## Dataset content
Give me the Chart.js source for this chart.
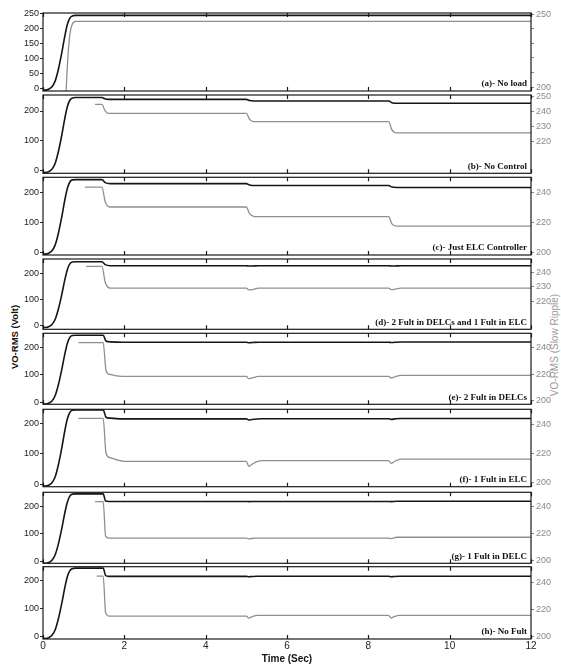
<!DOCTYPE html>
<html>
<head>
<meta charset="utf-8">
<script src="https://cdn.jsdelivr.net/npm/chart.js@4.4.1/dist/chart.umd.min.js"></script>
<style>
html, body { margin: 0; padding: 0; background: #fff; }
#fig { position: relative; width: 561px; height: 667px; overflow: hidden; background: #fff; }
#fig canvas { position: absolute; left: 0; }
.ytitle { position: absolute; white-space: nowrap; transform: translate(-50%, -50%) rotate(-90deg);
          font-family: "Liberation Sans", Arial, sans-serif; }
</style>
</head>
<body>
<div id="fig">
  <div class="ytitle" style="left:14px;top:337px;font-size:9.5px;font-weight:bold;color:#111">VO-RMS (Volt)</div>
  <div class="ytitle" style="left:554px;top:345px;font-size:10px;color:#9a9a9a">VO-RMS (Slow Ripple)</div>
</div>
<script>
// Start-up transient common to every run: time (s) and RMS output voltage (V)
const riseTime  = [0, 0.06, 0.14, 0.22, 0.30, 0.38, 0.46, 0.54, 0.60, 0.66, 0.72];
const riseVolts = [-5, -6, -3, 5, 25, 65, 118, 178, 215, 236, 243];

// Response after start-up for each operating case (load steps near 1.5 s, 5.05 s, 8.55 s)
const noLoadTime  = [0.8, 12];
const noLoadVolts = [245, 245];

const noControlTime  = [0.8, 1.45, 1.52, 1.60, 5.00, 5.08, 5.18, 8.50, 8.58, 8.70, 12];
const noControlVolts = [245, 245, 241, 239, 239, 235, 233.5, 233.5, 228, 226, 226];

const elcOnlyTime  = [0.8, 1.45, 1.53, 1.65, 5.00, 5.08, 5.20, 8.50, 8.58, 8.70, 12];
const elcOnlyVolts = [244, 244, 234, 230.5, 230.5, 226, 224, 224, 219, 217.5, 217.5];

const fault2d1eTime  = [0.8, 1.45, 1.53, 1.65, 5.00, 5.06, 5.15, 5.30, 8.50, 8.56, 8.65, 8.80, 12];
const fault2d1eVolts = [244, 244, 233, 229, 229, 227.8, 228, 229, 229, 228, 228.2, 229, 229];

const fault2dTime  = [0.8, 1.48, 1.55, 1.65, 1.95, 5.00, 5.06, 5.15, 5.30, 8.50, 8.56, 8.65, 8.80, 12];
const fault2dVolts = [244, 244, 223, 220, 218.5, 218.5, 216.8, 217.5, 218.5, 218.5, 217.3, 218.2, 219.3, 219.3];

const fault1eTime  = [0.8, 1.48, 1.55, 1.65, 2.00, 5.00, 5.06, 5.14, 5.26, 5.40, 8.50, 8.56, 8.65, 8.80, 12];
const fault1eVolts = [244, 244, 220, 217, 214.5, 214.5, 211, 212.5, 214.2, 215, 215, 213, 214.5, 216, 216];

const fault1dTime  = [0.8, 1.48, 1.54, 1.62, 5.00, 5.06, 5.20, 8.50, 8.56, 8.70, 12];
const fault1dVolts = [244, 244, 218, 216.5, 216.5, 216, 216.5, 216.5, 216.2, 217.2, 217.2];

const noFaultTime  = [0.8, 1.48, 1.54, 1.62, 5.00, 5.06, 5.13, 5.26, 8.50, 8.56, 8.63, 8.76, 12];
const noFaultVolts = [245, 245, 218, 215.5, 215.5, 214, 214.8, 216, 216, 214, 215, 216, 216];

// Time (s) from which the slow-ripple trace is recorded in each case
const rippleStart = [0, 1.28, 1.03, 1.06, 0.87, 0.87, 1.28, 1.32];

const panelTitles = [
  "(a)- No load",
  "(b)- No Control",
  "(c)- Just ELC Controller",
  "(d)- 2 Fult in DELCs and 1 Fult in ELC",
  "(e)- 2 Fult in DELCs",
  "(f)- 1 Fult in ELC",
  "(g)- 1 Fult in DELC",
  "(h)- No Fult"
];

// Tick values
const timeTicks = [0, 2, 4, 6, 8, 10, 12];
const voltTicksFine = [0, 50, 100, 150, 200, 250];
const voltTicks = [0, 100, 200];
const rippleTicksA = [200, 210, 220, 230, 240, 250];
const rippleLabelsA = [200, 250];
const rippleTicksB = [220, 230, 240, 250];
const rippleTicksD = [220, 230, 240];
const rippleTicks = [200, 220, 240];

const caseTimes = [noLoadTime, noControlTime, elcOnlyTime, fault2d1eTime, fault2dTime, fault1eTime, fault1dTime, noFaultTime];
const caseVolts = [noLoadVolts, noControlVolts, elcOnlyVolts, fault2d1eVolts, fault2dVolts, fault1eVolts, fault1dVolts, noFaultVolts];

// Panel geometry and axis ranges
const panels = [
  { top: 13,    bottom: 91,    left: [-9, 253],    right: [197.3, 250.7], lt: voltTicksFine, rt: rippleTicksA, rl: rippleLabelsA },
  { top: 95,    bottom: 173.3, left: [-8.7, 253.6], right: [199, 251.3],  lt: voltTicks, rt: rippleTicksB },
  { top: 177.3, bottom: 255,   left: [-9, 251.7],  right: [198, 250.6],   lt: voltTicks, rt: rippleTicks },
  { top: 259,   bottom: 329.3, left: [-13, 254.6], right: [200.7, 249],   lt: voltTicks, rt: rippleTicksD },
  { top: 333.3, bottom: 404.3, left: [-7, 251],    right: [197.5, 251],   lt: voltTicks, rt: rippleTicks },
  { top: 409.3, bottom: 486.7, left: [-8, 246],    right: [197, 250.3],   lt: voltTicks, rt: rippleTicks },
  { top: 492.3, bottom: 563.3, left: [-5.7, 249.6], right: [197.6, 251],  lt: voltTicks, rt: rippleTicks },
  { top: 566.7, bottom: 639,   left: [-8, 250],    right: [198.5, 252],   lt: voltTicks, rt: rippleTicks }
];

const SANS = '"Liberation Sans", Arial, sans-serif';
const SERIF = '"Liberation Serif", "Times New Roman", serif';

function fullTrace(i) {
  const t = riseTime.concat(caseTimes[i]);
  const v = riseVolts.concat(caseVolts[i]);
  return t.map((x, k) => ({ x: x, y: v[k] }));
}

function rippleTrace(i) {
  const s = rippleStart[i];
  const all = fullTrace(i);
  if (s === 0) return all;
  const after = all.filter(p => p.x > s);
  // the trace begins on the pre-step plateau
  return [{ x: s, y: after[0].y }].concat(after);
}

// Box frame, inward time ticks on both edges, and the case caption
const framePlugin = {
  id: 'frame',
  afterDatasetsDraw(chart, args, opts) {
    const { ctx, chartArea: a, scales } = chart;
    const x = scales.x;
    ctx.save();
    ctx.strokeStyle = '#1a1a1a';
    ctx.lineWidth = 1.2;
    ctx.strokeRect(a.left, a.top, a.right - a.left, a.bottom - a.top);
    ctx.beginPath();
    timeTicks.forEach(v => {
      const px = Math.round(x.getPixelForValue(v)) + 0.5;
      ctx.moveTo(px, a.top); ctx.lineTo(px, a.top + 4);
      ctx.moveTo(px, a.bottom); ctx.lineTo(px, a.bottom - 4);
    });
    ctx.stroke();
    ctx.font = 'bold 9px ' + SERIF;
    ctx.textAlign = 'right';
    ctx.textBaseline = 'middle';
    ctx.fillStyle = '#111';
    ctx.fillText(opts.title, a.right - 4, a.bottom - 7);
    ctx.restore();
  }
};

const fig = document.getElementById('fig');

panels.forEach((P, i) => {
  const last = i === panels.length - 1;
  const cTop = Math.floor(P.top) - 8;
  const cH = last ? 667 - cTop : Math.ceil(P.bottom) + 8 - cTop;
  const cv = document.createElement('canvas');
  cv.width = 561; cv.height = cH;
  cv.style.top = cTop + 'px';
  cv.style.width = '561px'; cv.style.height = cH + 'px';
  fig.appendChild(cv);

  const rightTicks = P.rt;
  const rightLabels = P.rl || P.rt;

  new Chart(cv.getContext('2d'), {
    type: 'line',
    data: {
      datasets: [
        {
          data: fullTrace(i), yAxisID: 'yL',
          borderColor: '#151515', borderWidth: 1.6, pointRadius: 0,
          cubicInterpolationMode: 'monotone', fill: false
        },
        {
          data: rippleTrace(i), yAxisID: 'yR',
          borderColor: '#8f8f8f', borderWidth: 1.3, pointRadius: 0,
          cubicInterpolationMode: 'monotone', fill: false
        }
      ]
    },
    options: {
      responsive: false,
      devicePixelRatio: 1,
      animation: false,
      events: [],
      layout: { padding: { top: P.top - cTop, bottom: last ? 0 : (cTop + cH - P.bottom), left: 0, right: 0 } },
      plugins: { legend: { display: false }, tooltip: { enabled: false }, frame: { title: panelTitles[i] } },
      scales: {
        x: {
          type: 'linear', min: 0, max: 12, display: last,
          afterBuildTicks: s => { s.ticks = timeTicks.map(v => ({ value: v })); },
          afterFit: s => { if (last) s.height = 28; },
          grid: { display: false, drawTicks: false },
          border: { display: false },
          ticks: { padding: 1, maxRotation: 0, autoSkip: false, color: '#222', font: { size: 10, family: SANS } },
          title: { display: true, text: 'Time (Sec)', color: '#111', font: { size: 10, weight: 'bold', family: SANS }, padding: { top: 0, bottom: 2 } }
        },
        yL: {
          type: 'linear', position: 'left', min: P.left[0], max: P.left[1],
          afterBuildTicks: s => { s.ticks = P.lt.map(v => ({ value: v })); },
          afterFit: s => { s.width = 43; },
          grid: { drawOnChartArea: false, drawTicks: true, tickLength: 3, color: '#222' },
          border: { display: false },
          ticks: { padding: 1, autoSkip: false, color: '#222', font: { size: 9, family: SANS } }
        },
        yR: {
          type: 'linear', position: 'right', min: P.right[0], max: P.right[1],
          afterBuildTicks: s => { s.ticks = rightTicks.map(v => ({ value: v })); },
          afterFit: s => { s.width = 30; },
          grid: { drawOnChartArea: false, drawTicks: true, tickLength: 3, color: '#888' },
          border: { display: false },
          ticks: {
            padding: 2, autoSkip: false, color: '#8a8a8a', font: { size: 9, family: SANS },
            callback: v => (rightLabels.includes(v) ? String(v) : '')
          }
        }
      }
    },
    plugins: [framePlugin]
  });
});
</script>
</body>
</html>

## Aim of the exercise
Write out, word for word, the lines from the start of the data through the one holding "215, 236, 243];". Omit pictures.

## Task result
Give me the Chart.js source for this chart.
<!DOCTYPE html>
<html>
<head>
<meta charset="utf-8">
<script src="https://cdn.jsdelivr.net/npm/chart.js@4.4.1/dist/chart.umd.min.js"></script>
<style>
html, body { margin: 0; padding: 0; background: #fff; }
#fig { position: relative; width: 561px; height: 667px; overflow: hidden; background: #fff; }
#fig canvas { position: absolute; left: 0; }
.ytitle { position: absolute; white-space: nowrap; transform: translate(-50%, -50%) rotate(-90deg);
          font-family: "Liberation Sans", Arial, sans-serif; }
</style>
</head>
<body>
<div id="fig">
  <div class="ytitle" style="left:14px;top:337px;font-size:9.5px;font-weight:bold;color:#111">VO-RMS (Volt)</div>
  <div class="ytitle" style="left:554px;top:345px;font-size:10px;color:#9a9a9a">VO-RMS (Slow Ripple)</div>
</div>
<script>
// Start-up transient common to every run: time (s) and RMS output voltage (V)
const riseTime  = [0, 0.06, 0.14, 0.22, 0.30, 0.38, 0.46, 0.54, 0.60, 0.66, 0.72];
const riseVolts = [-5, -6, -3, 5, 25, 65, 118, 178, 215, 236, 243];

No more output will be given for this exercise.